● **Written instruction**: Your task is to retype the lines from the opening of the material through the line that includes "minimum width=328pt, minimum". Do not copy the pictures.
>> Start Provided material
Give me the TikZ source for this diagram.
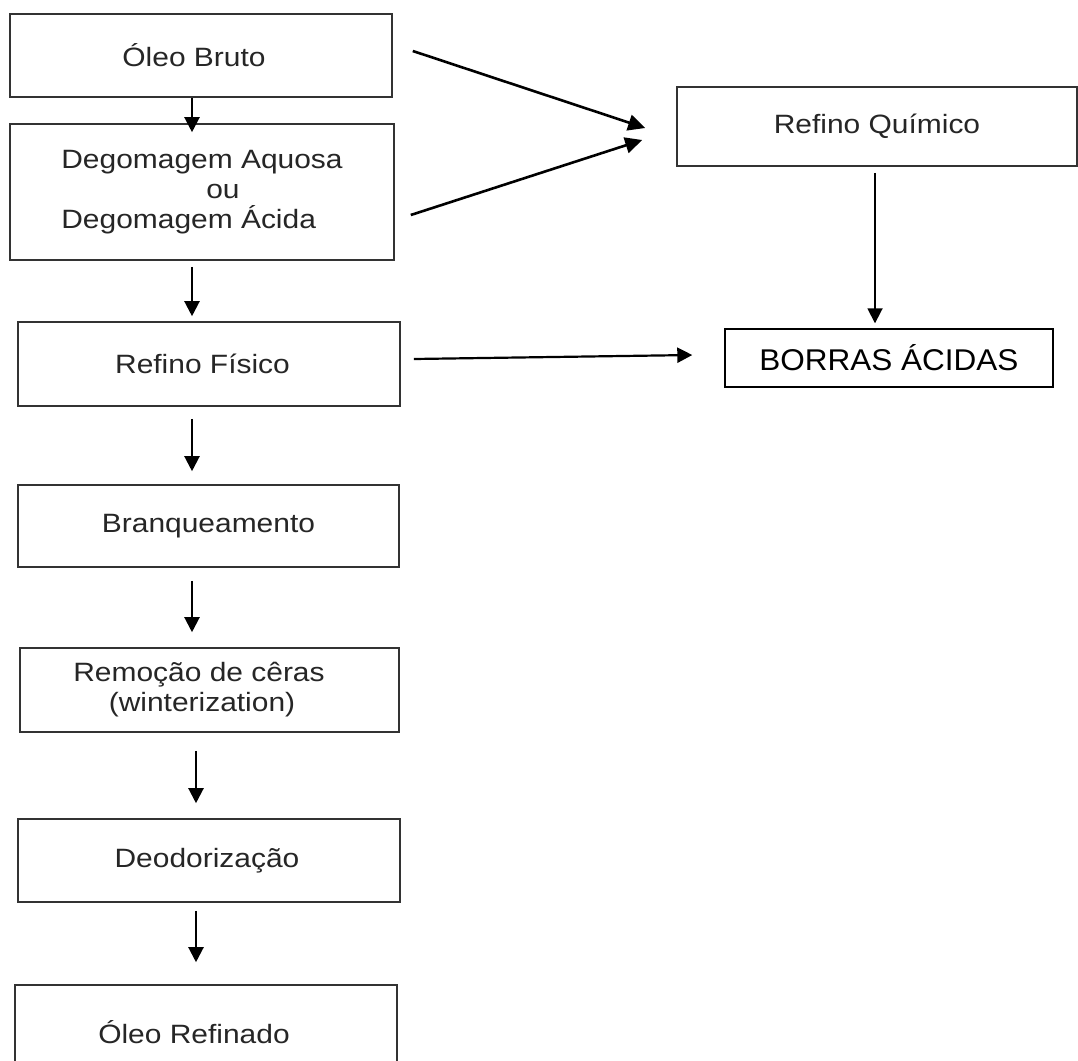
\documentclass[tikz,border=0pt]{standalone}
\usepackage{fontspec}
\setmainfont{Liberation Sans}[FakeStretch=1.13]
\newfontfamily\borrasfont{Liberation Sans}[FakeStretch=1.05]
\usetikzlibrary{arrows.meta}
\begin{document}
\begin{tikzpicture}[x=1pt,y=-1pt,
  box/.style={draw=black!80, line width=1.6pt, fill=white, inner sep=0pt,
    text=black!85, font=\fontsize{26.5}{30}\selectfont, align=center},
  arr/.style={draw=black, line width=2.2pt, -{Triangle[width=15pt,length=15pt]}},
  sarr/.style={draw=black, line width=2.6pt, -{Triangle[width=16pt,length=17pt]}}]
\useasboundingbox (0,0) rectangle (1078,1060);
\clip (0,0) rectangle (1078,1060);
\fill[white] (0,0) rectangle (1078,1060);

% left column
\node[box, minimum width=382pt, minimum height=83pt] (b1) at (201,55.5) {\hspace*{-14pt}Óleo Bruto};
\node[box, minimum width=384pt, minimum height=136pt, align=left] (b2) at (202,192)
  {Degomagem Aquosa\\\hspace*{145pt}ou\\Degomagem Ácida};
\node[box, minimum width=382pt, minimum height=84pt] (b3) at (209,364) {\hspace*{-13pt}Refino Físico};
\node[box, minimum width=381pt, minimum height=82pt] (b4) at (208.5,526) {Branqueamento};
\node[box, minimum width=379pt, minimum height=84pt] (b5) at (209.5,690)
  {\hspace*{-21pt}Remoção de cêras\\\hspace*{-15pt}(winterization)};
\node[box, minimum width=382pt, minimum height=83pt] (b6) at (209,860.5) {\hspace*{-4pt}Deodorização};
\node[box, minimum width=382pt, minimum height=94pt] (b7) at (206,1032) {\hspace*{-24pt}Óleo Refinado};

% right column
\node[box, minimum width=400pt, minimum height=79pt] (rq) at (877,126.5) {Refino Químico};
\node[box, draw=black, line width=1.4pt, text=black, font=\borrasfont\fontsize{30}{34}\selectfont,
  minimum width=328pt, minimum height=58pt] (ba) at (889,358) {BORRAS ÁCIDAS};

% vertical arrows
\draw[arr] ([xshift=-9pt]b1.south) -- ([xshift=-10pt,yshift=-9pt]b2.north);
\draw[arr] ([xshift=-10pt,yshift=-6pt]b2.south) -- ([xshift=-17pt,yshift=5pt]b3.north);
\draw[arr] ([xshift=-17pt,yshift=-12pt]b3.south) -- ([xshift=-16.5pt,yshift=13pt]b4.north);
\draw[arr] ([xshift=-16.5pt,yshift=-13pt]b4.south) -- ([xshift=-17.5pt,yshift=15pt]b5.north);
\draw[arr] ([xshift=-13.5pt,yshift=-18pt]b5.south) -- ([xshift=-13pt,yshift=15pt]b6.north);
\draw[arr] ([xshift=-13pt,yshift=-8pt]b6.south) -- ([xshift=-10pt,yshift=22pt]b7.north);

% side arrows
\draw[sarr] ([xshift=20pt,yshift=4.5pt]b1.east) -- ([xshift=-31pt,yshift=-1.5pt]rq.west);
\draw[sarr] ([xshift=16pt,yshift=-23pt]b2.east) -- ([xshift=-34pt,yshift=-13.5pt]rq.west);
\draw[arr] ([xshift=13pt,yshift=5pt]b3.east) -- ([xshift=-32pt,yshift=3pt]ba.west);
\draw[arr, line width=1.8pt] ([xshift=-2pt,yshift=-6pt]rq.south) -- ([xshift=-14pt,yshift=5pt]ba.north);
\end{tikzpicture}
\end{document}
>> End Provided material
● **Task response**:
Give me the TikZ source for this diagram.
\documentclass[tikz,border=0pt]{standalone}
\usepackage{fontspec}
\setmainfont{Liberation Sans}[FakeStretch=1.13]
\newfontfamily\borrasfont{Liberation Sans}[FakeStretch=1.05]
\usetikzlibrary{arrows.meta}
\begin{document}
\begin{tikzpicture}[x=1pt,y=-1pt,
  box/.style={draw=black!80, line width=1.6pt, fill=white, inner sep=0pt,
    text=black!85, font=\fontsize{26.5}{30}\selectfont, align=center},
  arr/.style={draw=black, line width=2.2pt, -{Triangle[width=15pt,length=15pt]}},
  sarr/.style={draw=black, line width=2.6pt, -{Triangle[width=16pt,length=17pt]}}]
\useasboundingbox (0,0) rectangle (1078,1060);
\clip (0,0) rectangle (1078,1060);
\fill[white] (0,0) rectangle (1078,1060);

% left column
\node[box, minimum width=382pt, minimum height=83pt] (b1) at (201,55.5) {\hspace*{-14pt}Óleo Bruto};
\node[box, minimum width=384pt, minimum height=136pt, align=left] (b2) at (202,192)
  {Degomagem Aquosa\\\hspace*{145pt}ou\\Degomagem Ácida};
\node[box, minimum width=382pt, minimum height=84pt] (b3) at (209,364) {\hspace*{-13pt}Refino Físico};
\node[box, minimum width=381pt, minimum height=82pt] (b4) at (208.5,526) {Branqueamento};
\node[box, minimum width=379pt, minimum height=84pt] (b5) at (209.5,690)
  {\hspace*{-21pt}Remoção de cêras\\\hspace*{-15pt}(winterization)};
\node[box, minimum width=382pt, minimum height=83pt] (b6) at (209,860.5) {\hspace*{-4pt}Deodorização};
\node[box, minimum width=382pt, minimum height=94pt] (b7) at (206,1032) {\hspace*{-24pt}Óleo Refinado};

% right column
\node[box, minimum width=400pt, minimum height=79pt] (rq) at (877,126.5) {Refino Químico};
\node[box, draw=black, line width=1.4pt, text=black, font=\borrasfont\fontsize{30}{34}\selectfont,
  minimum width=328pt, minimum height=58pt] (ba) at (889,358) {BORRAS ÁCIDAS};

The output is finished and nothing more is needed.